Why convert JPG to AVIF?

AVIF compresses photos around 50% smaller than JPG at the same visible quality. For a website, that translates directly to faster page loads and lower CDN bills. For an archive, it means more photos per gigabyte.

This is the first FileForge converter that runs a real WASM module: the AVIF encoder from Squoosh, repackaged by the jSquash project. The runtime fetches that WASM, verifies its SHA-256 against the published manifest, and only then hands the bytes to the encoder. Open the "How do I know" widget after a conversion to see the exact hash that ran.

Picking a quality

AVIF quality ranges from 1 (smallest, ugly) to 100 (lossless, huge). The sensible photo range is 50-70; the default is 60 because AVIF holds detail well even at lower numbers. For graphics with flat colors, push quality up to 80-90 to avoid edge ringing.

Speed and memory

AVIF encoding is computationally heavy. A 12 MP photo takes 5-15 seconds on a modern laptop. Memory usage scales with image area; very large images may exhaust browser memory. The "memory budget" hint in this converter's manifest reflects that.

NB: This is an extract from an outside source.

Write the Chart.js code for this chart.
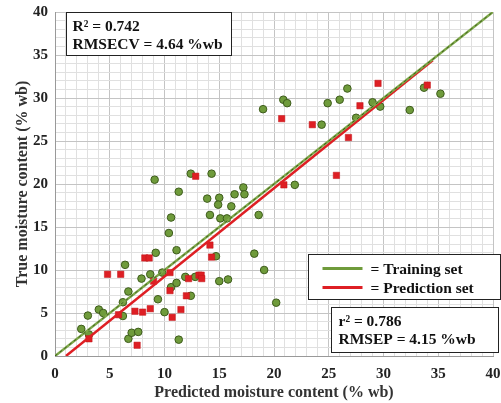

Frequently asked questions

Why is AVIF encoding so much slower than WebP?
AVIF compresses harder, which means more CPU work. The trade-off is smaller files. We use the single-threaded encoder for compatibility; multi-thread arrives in a later release.
How can I be sure the WASM is what you say it is?
Compare the SHA-256 in the "How do I know" widget against the value in /manifests/jpg-to-avif.json. They match because the runtime refuses to run any module that does not.
Does it preserve transparency?
JPG has no alpha to preserve, but if your input were PNG or WebP, transparent regions encode cleanly into AVIF.